Preparation is the difference between a productive meeting with a vendor and one that leaves you with more questions than you had before. If you go into meetings well-prepared, you’ll gather more information in less time.

February 26, 2022
3 min. reading time

1. Company fact sheet as a basis for discussion

Prepare a brief fact sheet about your company: industry, company size, target customers, product range, current order volume and key markets. This will allow the provider to immediately assess whether their solution is a good fit for you.

Include your current system landscape in the fact sheet: Which ERP, CRM, and PIM systems do you use? What interfaces are already in place?

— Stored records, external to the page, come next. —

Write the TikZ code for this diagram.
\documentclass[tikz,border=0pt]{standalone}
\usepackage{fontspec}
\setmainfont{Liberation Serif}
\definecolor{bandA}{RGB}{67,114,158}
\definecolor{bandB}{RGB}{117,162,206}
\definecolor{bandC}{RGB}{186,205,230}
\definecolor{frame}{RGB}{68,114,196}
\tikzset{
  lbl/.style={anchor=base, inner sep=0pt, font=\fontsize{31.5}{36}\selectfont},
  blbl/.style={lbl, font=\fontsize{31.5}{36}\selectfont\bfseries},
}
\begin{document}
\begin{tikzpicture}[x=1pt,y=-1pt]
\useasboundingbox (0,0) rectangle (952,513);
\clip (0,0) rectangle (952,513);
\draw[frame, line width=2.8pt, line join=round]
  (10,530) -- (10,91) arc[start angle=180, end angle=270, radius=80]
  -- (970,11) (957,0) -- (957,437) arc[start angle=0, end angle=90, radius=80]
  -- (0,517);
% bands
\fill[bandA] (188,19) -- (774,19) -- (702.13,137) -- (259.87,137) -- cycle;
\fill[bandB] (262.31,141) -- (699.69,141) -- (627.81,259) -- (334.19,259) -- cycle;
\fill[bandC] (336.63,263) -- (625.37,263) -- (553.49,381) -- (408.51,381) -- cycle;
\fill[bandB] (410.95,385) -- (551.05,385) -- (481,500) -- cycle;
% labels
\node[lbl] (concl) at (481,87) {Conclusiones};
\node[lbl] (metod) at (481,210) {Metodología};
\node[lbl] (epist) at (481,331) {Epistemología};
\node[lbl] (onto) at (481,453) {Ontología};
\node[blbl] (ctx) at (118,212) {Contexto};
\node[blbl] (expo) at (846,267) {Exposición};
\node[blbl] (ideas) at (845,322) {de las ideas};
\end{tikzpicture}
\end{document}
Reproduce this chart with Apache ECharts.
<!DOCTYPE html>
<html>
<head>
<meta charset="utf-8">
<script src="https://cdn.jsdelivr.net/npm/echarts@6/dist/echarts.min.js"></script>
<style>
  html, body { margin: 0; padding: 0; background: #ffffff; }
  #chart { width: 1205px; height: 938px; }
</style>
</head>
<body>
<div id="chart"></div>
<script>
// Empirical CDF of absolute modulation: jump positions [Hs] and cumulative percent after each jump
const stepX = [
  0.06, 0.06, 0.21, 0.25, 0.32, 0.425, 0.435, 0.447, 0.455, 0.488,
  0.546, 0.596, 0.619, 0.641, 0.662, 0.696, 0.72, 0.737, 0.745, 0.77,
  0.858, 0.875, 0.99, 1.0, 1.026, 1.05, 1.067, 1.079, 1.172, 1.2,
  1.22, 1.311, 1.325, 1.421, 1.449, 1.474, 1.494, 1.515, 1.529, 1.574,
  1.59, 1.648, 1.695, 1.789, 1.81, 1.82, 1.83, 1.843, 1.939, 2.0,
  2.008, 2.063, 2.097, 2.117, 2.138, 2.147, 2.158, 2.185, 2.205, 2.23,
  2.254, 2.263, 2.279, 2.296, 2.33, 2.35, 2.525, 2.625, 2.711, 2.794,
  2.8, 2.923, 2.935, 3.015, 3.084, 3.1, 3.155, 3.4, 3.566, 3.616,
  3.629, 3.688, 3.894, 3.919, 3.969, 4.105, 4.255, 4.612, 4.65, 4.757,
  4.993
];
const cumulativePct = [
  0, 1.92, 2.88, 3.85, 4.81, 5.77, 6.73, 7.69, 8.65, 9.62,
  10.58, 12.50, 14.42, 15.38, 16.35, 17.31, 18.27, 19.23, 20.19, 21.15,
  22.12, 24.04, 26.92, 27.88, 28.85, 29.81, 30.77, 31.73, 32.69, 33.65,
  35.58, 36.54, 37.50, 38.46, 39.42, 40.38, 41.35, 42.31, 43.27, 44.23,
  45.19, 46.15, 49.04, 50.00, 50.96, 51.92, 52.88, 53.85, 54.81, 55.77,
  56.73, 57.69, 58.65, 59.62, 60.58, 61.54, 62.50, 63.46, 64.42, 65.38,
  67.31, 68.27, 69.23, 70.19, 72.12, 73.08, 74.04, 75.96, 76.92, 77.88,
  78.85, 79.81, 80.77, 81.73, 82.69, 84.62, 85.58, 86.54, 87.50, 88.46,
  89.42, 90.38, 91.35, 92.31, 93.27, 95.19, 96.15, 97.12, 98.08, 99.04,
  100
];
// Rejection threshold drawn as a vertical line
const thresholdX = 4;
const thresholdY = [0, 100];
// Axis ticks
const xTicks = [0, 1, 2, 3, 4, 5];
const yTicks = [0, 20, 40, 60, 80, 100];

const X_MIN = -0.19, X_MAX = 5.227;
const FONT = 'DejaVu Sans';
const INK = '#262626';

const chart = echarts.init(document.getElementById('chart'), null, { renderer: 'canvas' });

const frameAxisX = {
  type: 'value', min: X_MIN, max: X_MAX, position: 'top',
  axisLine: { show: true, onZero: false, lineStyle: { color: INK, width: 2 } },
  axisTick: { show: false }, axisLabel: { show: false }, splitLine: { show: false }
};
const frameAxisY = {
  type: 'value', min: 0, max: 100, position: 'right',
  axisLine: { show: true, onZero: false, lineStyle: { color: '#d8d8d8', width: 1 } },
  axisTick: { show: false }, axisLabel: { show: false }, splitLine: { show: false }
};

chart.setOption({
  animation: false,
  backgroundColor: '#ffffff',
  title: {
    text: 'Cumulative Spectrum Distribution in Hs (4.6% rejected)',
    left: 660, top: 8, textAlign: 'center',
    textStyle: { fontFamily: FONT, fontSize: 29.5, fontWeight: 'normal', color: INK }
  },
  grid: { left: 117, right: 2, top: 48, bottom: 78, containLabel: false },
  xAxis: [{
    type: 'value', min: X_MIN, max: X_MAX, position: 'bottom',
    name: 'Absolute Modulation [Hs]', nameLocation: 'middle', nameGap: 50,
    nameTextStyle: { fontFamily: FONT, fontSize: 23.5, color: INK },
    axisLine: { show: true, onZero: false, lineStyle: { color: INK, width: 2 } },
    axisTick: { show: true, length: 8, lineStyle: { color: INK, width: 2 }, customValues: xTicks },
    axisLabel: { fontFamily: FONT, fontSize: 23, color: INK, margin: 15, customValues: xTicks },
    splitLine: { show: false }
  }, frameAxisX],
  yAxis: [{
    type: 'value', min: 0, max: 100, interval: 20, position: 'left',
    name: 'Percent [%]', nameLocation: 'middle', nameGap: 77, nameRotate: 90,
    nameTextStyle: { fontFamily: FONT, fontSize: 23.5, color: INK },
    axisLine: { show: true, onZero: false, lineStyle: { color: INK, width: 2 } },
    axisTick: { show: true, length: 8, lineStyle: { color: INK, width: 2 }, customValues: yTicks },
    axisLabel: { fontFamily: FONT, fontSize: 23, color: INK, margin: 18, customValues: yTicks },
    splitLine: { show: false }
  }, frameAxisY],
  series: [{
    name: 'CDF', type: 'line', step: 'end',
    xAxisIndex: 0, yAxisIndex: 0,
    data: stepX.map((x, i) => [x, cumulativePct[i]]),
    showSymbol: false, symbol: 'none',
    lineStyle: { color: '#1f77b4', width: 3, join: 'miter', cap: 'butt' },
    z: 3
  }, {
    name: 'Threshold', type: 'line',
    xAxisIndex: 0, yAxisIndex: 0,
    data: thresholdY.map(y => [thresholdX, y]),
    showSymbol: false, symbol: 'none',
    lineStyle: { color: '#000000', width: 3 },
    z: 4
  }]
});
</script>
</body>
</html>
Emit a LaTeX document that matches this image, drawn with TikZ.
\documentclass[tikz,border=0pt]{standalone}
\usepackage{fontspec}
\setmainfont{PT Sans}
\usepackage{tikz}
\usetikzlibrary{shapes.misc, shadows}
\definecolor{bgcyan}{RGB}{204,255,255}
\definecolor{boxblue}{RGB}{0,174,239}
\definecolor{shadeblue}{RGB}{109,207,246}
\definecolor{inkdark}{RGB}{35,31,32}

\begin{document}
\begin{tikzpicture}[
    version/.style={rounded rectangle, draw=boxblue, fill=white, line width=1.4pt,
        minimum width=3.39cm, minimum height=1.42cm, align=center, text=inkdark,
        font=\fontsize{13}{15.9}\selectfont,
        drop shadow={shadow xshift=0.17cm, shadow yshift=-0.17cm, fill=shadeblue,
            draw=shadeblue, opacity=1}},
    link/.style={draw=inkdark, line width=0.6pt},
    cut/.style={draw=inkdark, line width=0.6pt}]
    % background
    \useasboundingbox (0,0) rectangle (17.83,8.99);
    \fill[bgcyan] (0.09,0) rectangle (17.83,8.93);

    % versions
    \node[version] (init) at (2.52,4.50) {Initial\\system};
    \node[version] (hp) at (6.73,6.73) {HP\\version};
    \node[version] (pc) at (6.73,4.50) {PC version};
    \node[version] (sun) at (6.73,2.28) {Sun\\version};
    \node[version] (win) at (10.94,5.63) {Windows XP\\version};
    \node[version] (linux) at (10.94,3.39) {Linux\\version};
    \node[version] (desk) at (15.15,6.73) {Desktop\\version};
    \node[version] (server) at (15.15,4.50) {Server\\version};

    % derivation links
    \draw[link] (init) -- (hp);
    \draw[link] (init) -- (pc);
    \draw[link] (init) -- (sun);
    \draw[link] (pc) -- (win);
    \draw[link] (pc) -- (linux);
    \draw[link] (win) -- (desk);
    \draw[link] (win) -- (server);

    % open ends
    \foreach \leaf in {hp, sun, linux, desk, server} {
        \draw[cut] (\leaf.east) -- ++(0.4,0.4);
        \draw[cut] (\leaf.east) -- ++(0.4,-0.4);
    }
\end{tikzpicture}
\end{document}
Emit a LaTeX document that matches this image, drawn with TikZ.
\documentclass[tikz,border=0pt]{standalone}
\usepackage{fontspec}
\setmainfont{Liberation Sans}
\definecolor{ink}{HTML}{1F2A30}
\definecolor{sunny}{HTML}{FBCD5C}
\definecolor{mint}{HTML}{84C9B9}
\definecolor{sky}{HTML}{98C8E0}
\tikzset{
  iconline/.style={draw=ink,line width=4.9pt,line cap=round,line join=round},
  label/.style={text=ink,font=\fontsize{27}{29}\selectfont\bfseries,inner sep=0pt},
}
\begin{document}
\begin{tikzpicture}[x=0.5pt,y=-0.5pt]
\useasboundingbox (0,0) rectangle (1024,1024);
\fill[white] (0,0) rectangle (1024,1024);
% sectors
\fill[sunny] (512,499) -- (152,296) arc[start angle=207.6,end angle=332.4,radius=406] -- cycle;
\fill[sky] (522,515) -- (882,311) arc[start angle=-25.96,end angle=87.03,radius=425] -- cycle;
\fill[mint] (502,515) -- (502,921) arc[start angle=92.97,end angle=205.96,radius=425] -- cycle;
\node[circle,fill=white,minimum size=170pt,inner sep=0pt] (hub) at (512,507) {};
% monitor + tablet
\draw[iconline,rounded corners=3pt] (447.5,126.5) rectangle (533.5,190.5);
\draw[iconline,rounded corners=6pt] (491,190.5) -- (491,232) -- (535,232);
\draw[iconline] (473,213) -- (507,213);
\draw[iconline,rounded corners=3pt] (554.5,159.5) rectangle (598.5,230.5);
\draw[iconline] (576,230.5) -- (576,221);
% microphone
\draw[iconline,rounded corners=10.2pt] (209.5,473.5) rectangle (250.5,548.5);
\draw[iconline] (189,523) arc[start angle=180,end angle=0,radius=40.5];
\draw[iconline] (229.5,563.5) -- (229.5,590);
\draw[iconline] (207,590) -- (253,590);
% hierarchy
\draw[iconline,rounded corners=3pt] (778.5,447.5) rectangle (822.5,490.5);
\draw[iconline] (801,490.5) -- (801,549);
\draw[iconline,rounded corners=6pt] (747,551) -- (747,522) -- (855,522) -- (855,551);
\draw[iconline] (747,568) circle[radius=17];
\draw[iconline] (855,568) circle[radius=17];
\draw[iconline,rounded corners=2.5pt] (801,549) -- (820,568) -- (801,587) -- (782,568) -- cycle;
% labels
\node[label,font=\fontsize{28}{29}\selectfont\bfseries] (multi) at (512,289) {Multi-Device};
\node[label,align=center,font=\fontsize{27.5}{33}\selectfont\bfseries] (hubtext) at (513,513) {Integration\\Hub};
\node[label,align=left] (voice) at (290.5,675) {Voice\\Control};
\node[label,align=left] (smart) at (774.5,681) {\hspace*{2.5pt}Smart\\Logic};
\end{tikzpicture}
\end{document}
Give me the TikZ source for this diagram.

This is the information a solution consultant needs for an initial assessment.

2. Communicate requirements in a structured manner

Your requirements should be in writing before the meeting – ideally as a prioritized list of “must-haves” and “nice-to-haves.” Share this list with the vendor in advance so they can prepare for the meeting in a targeted manner.

Be specific about your requirements: Don’t say, “We need customer-specific prices,” but rather, “We have 2,000 customers with individual price lists for 15,000 items that are updated daily from SAP.”

3. Prepare a list of questions

A good list of questions covers several areas: feature set (What can the system do natively?), architecture (API-first?), implementation (What resources are required on our end?), references, and costs (How is the licensing structured?).

Also ask about weaknesses: “For which use cases is your solution not the best choice?”– An honest provider will answer this, while a sales-oriented one won’t.

4. Define demo scenarios

If the initial meeting leads to a demo, define specific demo scenarios in advance. “Please show us how a buyer with a budget limit orders an item that requires approval” is more valuable than a standard demo.

Demo scenarios should reflect real-life situations from your day-to-day business operations. Prepare 3–5 scenarios and share them with the vendor at least 3 days before the appointment.

5. Select internal participants for the call

Who should participate in the vendor meeting? Too few participants mean that the needs of individual departments won’t be represented. Too many make the meeting confusing.

Recommended: 3–5 people. A meeting facilitator, a subject-matter expert, a technical representative, and (optionally) a decision-maker from senior management if strategic topics are being discussed.

Conclusion

Invest 2–3 hours in preparing for a meeting with a vendor – it will pay off many times over. You’ll gain more and better-quality information, determine more quickly whether a vendor is a good fit and save time throughout the overall evaluation process.